Let $\left({X, \tau}\right)$ be a topological space.

Let $B$ be a basis for $\tau$.


Then the following propositions are equivalent:

\((1)\)   $:$   $\left({ X, \tau }\right)$ is compact.             
\((2)\)   $:$   Every open cover of $X$ by elements of $B$ has a finite subcover.             

Proof

$(1)$ implies $(2)$

This follows immediately from the definition of compactness,

$\Box$


$(2)$ implies $(1)$

Suppose that $(2)$ holds.

Let $\mathcal A$ be an open cover of $X$.

Let $f:\mathcal A \to \mathcal P(B)$ map each element of $\mathcal A$ to the set of all elements of $B$ it contains.

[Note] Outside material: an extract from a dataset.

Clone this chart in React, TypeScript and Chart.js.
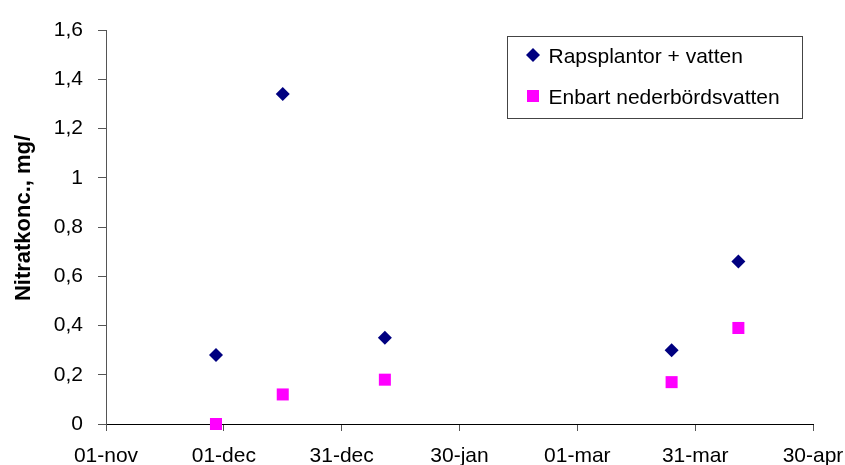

Since each element of $\mathcal A$ is open, $A = \bigcup f(A)$ for each $A \in \mathcal A$.

Let $\mathcal A' = \bigcup f(\mathcal A)$.

Then $\mathcal A'$ is an open cover of $X$ consisting solely of elements of $B$.

By the premise, $\mathcal A'$ has a finite subset $\mathcal F'$ that covers $X$.

Let $g:\mathcal F' \to \mathcal A$ map each element of $\mathcal F'$ to an element of $\mathcal A$ containing it.

Note that since $\mathcal F'$ is finite, this does not require the Axiom of Choice.

Let $\mathcal F = g(\mathcal F')$.

Then $\mathcal F$ is a finite subcover of $\mathcal A$.

Since every open cover of $X$ has a finite subcover, $X$ is compact.

$\blacksquare$